▶ _WHAT IS NEEDED_
Write out the opening lines of the data word for word, up to and including the line with "0.077, 0.073, 0.065]", and leave every picture and every later line out.

▶ _SUPPLIED INFORMATION_
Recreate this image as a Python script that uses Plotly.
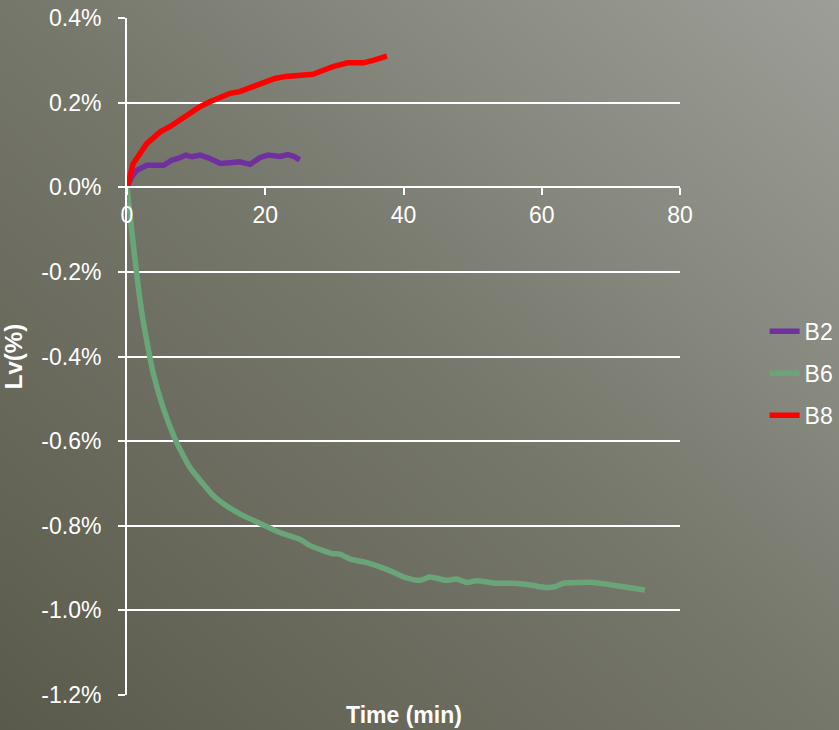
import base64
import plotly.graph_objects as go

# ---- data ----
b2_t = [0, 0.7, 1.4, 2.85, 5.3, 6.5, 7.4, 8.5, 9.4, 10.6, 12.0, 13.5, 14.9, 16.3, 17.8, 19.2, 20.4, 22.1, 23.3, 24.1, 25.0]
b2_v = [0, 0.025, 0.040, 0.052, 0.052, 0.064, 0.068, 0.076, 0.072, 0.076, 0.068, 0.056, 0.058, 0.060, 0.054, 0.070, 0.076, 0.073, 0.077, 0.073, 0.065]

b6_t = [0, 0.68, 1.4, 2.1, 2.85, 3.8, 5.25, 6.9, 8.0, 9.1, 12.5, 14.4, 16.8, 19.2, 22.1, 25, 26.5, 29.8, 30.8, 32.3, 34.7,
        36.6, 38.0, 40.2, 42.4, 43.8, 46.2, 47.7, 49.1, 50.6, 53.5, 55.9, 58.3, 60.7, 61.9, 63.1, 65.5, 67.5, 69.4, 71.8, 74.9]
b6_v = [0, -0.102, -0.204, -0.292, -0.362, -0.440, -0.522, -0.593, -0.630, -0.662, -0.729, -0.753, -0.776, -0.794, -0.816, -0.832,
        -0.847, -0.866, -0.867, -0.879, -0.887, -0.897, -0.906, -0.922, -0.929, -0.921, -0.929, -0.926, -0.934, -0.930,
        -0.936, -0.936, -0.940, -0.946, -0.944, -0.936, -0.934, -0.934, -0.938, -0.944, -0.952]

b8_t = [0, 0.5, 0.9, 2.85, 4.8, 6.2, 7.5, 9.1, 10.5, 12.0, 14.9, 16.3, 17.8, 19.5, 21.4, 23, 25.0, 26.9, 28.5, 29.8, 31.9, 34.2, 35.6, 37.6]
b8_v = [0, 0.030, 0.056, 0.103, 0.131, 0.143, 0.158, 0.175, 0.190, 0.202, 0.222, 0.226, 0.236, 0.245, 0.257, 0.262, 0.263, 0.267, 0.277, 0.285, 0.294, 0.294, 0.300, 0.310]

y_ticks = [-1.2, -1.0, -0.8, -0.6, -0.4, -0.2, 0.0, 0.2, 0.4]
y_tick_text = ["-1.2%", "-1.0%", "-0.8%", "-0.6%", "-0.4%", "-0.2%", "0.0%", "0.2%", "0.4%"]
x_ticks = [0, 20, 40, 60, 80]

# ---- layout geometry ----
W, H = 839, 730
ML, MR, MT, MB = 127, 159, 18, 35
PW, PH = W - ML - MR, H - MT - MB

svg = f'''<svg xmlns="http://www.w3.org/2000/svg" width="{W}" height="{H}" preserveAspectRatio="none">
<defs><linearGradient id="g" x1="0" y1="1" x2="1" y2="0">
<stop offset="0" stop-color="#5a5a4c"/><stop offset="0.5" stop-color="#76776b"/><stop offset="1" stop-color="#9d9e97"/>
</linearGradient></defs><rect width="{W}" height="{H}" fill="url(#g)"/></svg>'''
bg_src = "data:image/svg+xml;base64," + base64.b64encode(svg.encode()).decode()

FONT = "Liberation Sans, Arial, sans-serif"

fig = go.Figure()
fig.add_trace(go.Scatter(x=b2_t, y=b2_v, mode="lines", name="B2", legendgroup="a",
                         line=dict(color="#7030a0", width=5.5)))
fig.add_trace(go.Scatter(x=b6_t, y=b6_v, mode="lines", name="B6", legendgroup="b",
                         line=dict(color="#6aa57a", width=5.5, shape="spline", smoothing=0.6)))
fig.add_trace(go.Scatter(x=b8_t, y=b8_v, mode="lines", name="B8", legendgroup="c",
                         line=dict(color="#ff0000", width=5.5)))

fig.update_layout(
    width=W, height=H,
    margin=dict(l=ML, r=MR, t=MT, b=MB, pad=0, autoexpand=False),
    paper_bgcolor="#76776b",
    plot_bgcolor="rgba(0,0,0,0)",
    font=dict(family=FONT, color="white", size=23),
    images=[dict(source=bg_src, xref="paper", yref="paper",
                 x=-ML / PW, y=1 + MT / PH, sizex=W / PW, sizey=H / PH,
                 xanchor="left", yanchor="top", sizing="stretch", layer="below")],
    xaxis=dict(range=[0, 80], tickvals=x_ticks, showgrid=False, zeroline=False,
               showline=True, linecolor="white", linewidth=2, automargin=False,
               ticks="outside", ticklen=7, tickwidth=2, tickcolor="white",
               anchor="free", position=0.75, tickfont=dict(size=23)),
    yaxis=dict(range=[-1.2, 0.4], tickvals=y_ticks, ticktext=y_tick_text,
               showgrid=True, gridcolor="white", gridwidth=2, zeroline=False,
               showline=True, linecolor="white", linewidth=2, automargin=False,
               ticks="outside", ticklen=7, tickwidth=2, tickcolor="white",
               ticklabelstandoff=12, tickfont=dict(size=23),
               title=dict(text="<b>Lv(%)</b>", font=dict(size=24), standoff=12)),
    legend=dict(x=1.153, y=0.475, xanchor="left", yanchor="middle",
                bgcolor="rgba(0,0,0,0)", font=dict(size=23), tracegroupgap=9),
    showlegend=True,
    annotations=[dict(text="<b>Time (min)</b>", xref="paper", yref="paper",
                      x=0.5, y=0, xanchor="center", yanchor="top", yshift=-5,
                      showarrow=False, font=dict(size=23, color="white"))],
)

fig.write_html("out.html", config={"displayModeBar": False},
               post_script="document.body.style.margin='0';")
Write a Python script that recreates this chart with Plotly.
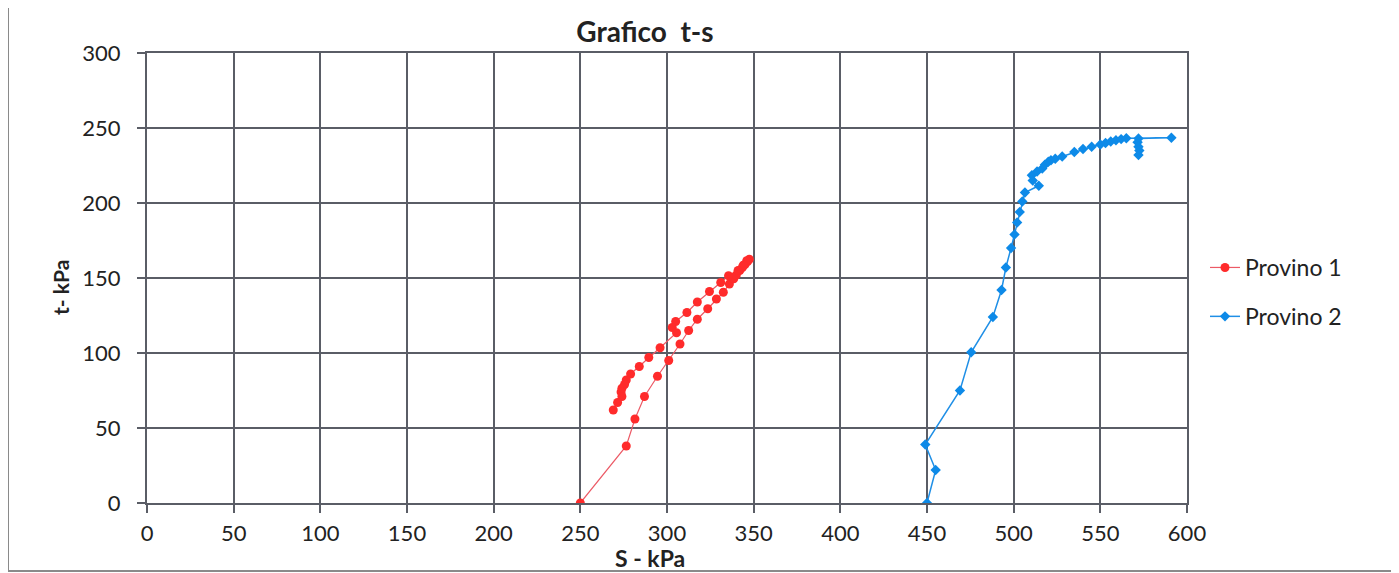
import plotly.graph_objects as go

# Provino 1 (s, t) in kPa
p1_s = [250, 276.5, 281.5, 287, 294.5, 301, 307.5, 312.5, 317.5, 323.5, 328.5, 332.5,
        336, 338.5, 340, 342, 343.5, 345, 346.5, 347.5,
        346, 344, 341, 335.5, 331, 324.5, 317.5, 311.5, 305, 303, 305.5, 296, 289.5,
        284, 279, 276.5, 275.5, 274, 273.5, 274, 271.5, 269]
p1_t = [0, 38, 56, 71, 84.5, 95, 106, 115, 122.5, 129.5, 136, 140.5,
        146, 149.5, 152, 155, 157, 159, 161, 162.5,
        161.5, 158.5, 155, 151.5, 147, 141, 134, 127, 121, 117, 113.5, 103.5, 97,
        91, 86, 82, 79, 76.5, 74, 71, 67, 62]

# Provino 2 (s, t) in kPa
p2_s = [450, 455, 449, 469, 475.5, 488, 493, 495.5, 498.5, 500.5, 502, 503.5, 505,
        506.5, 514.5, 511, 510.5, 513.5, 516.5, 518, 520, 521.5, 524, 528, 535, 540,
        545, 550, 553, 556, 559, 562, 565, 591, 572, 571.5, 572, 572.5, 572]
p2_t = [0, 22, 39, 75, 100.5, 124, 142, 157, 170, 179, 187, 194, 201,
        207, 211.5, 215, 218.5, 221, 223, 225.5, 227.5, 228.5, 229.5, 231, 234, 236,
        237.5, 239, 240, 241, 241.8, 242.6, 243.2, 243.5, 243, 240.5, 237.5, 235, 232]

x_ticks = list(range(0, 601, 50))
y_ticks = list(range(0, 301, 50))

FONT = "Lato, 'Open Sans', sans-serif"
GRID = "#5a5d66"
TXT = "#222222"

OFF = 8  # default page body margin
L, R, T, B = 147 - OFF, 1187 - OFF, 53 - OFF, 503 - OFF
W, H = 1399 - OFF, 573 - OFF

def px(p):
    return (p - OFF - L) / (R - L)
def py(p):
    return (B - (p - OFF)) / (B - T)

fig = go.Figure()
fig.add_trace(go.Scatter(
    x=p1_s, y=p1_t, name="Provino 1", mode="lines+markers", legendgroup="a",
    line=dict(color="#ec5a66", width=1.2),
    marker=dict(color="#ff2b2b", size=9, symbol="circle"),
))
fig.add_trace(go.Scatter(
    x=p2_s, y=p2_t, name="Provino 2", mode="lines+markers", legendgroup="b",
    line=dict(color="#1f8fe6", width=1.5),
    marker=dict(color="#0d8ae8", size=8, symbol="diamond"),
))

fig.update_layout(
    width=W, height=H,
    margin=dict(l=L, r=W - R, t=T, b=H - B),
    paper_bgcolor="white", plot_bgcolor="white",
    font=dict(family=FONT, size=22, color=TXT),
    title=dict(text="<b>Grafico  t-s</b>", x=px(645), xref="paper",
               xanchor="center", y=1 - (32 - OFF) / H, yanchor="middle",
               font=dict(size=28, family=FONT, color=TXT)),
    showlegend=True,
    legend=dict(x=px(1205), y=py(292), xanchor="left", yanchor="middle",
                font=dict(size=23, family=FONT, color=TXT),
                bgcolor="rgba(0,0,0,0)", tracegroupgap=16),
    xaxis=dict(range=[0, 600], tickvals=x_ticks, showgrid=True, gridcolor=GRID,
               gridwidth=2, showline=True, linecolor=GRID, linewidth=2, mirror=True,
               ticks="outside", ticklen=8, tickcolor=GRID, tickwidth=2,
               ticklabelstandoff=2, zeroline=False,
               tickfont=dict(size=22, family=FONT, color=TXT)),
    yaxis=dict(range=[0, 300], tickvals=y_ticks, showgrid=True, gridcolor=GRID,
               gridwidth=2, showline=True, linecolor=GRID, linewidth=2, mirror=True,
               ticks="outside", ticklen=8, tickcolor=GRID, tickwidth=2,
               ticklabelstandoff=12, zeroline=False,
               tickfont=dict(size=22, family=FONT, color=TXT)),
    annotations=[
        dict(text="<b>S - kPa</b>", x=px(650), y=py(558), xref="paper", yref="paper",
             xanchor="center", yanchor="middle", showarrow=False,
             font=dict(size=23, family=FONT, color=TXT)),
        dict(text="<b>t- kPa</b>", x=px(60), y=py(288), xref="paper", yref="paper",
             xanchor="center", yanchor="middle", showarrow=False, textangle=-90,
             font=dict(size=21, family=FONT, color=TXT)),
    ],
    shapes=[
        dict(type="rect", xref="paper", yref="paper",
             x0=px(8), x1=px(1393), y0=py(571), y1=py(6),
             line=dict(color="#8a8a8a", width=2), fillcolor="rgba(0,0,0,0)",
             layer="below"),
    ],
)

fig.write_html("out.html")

▶ _THE RESULT_
Recreate this image as a Python script that uses Plotly.
import base64
import plotly.graph_objects as go

# ---- data ----
b2_t = [0, 0.7, 1.4, 2.85, 5.3, 6.5, 7.4, 8.5, 9.4, 10.6, 12.0, 13.5, 14.9, 16.3, 17.8, 19.2, 20.4, 22.1, 23.3, 24.1, 25.0]
b2_v = [0, 0.025, 0.040, 0.052, 0.052, 0.064, 0.068, 0.076, 0.072, 0.076, 0.068, 0.056, 0.058, 0.060, 0.054, 0.070, 0.076, 0.073, 0.077, 0.073, 0.065]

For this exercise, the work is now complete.